Give every line back verbatim, dropping all images.

○ ○ ○ ○ ○

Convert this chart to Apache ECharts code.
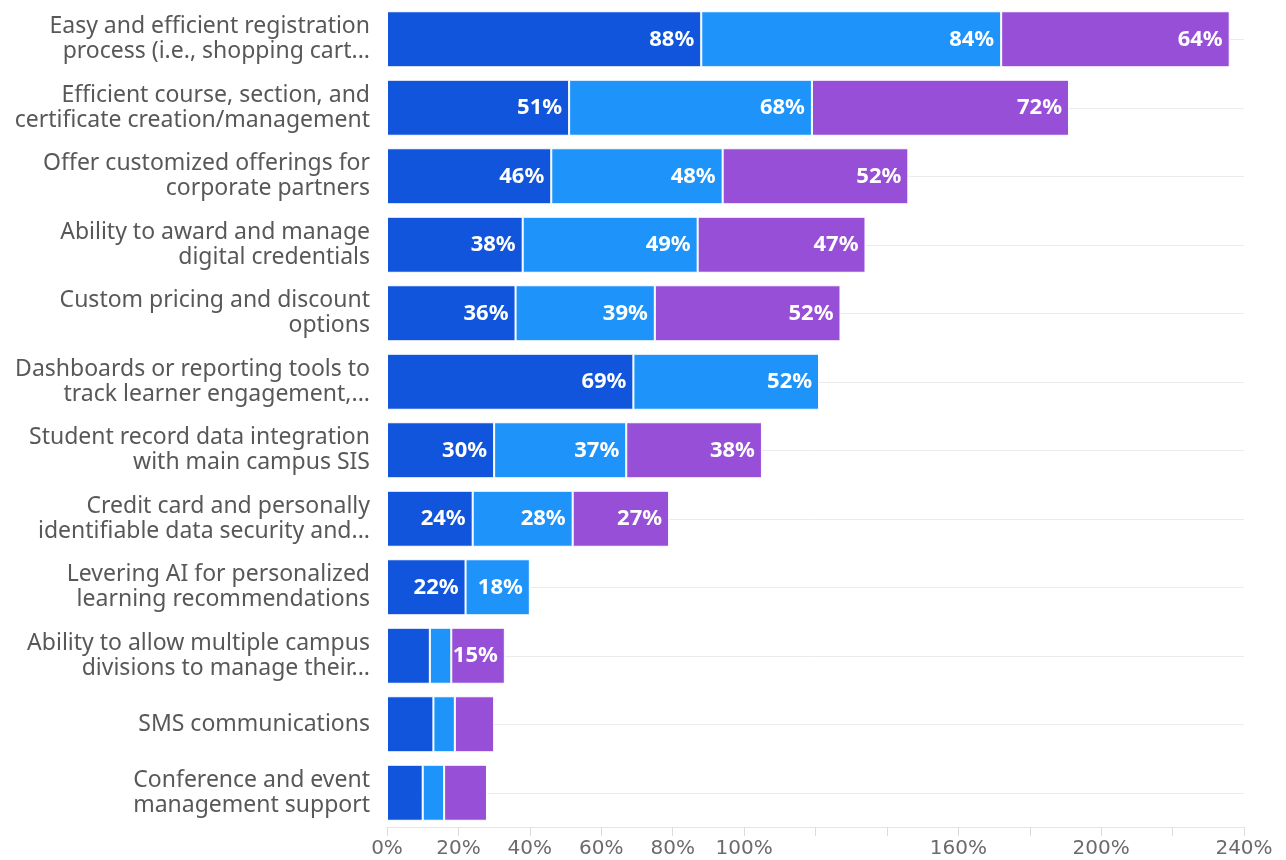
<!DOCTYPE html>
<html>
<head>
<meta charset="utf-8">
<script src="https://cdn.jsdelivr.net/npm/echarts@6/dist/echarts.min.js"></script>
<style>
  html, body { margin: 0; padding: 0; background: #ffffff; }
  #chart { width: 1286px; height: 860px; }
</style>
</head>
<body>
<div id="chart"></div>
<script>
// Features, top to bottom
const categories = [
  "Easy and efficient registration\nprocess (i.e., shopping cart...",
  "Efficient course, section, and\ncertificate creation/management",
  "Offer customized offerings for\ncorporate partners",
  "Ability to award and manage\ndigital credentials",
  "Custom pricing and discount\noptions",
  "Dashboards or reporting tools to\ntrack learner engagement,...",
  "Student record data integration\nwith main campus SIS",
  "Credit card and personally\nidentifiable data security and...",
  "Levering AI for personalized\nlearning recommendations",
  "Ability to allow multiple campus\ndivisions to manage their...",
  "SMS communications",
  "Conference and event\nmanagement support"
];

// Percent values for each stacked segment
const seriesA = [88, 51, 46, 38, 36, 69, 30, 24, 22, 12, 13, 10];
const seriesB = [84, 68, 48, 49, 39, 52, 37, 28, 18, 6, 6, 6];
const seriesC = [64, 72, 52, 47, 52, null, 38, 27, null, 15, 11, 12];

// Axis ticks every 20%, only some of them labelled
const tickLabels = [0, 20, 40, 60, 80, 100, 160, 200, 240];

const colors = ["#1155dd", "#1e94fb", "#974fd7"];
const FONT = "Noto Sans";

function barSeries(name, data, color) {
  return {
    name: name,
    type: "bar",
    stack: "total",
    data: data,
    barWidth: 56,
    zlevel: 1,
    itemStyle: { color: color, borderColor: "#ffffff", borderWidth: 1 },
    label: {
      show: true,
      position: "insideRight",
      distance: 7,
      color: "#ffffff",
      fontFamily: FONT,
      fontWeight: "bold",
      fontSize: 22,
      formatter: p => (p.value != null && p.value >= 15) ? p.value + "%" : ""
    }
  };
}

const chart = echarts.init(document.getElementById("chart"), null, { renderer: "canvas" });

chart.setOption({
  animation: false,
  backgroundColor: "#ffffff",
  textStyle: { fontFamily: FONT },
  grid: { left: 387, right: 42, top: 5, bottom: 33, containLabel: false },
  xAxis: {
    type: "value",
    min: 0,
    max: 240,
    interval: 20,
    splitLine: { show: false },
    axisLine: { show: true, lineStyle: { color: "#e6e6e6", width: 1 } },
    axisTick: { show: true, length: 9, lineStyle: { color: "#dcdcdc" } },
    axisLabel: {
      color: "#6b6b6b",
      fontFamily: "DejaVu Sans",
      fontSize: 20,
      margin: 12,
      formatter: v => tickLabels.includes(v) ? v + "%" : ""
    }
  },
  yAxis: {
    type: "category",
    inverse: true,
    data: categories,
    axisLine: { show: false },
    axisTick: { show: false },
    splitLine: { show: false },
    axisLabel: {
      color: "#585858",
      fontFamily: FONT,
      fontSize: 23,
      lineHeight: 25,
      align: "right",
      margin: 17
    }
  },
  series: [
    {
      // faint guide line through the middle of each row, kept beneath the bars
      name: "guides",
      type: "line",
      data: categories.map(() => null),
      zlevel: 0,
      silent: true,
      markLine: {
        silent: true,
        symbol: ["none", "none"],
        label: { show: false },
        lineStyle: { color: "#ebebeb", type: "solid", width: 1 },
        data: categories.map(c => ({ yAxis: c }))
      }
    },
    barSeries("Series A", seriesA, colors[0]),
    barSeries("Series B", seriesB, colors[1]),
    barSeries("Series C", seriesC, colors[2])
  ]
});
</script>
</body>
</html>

○ ○ ○ ○ ○

=== OUTPUT OF THE EXERCISE ===
Convert this chart to Apache ECharts code.
<!DOCTYPE html>
<html>
<head>
<meta charset="utf-8">
<script src="https://cdn.jsdelivr.net/npm/echarts@6/dist/echarts.min.js"></script>
<style>
  html, body { margin: 0; padding: 0; background: #ffffff; }
  #chart { width: 1286px; height: 860px; }
</style>
</head>
<body>
<div id="chart"></div>
<script>
// Features, top to bottom
const categories = [
  "Easy and efficient registration\nprocess (i.e., shopping cart...",
  "Efficient course, section, and\ncertificate creation/management",
  "Offer customized offerings for\ncorporate partners",
  "Ability to award and manage\ndigital credentials",
  "Custom pricing and discount\noptions",
  "Dashboards or reporting tools to\ntrack learner engagement,...",
  "Student record data integration\nwith main campus SIS",
  "Credit card and personally\nidentifiable data security and...",
  "Levering AI for personalized\nlearning recommendations",
  "Ability to allow multiple campus\ndivisions to manage their...",
  "SMS communications",
  "Conference and event\nmanagement support"
];

// Percent values for each stacked segment
const seriesA = [88, 51, 46, 38, 36, 69, 30, 24, 22, 12, 13, 10];
const seriesB = [84, 68, 48, 49, 39, 52, 37, 28, 18, 6, 6, 6];
const seriesC = [64, 72, 52, 47, 52, null, 38, 27, null, 15, 11, 12];

// Axis ticks every 20%, only some of them labelled
const tickLabels = [0, 20, 40, 60, 80, 100, 160, 200, 240];

const colors = ["#1155dd", "#1e94fb", "#974fd7"];
const FONT = "Noto Sans";

function barSeries(name, data, color) {
  return {
    name: name,
    type: "bar",
    stack: "total",
    data: data,
    barWidth: 56,
    zlevel: 1,
    itemStyle: { color: color, borderColor: "#ffffff", borderWidth: 1 },
    label: {
      show: true,
      position: "insideRight",
      distance: 7,
      color: "#ffffff",
      fontFamily: FONT,
      fontWeight: "bold",
      fontSize: 22,
      formatter: p => (p.value != null && p.value >= 15) ? p.value + "%" : ""
    }
  };
}

const chart = echarts.init(document.getElementById("chart"), null, { renderer: "canvas" });

chart.setOption({
  animation: false,
  backgroundColor: "#ffffff",
  textStyle: { fontFamily: FONT },
  grid: { left: 387, right: 42, top: 5, bottom: 33, containLabel: false },
  xAxis: {
    type: "value",
    min: 0,
    max: 240,
    interval: 20,
    splitLine: { show: false },
    axisLine: { show: true, lineStyle: { color: "#e6e6e6", width: 1 } },
    axisTick: { show: true, length: 9, lineStyle: { color: "#dcdcdc" } },
    axisLabel: {
      color: "#6b6b6b",
      fontFamily: "DejaVu Sans",
      fontSize: 20,
      margin: 12,
      formatter: v => tickLabels.includes(v) ? v + "%" : ""
    }
  },
  yAxis: {
    type: "category",
    inverse: true,
    data: categories,
    axisLine: { show: false },
    axisTick: { show: false },
    splitLine: { show: false },
    axisLabel: {
      color: "#585858",
      fontFamily: FONT,
      fontSize: 23,
      lineHeight: 25,
      align: "right",
      margin: 17
    }
  },
  series: [
    {
      // faint guide line through the middle of each row, kept beneath the bars
      name: "guides",
      type: "line",
      data: categories.map(() => null),
      zlevel: 0,
      silent: true,
      markLine: {
        silent: true,
        symbol: ["none", "none"],
        label: { show: false },
        lineStyle: { color: "#ebebeb", type: "solid", width: 1 },
        data: categories.map(c => ({ yAxis: c }))
      }
    },
    barSeries("Series A", seriesA, colors[0]),
    barSeries("Series B", seriesB, colors[1]),
    barSeries("Series C", seriesC, colors[2])
  ]
});
</script>
</body>
</html>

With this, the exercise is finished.